Thermal characteristics of metal foamed flat plate with circular and elliptical impinging jets

Abstract

ABSTRACT Here, the thermal characteristics of open-cell metal foam (OCMF) integrated stainless steel (SS) foil are investigated experimentally during air jet impingement using circular and elliptical nozzles. The aspect ratio (AR) of the elliptical nozzle is varied from 2 to 4, the Reynolds number (Re) is varied within 5000 - 25,000 and the impinging distance (z/d) is varied within 3–7 during tests. Thin foil thermal imaging infrared thermography has been utilized to record the temperature, and the measured temperature data is used to estimate the performance parameters. The thermal performance is evaluated based on the local, average, and stagnation Nusselt number (Nu) for different configurations. The integration of OCMF with SS foil has been found to significantly enhance heat transfer at the stagnation point in different nozzle configurations. At a Reynolds number (Re) of 5000, the percentage increase in stagnation Nu with foam compared to when there is no foam is found to be 80%, 46%, 38%, and 24% for nozzles with AR of 1, 2, 3, and 4, respectively.

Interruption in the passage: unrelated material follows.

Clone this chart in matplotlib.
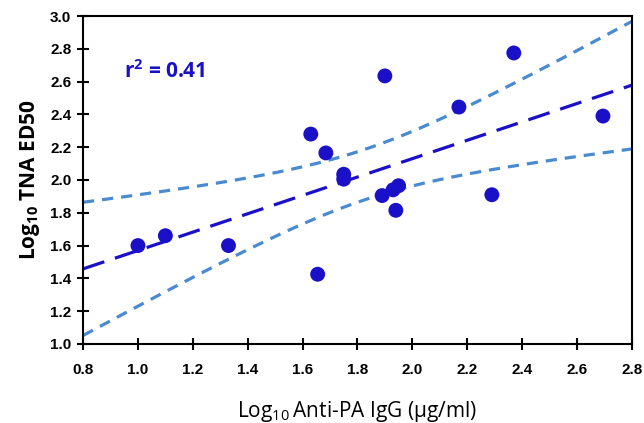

The local (0 ≤ x/d ≤2) and average values of Nu for lower impinging distance (z/d ≤5) are found to be higher for the elliptical nozzles, while for z/d ˃ 5, the circular nozzle is found to exhibit better performance. The peak average Nu with nozzle AR = 4 at Re = 25000 is found to be higher than nozzle AR of 3, 2, and 1 by 6.75%, 8.72%, and 23.44%, respectively. Additionally, for the same Re, the peak average Nu of nozzles with AR = 4, AR = 3, and AR = 2 is higher than the circular nozzle by 23.44%, 15.62%, and 13.54%, respectively. New correlations based on experimental results are proposed to determine the local and average Nusselt number as a function of various operating parameters.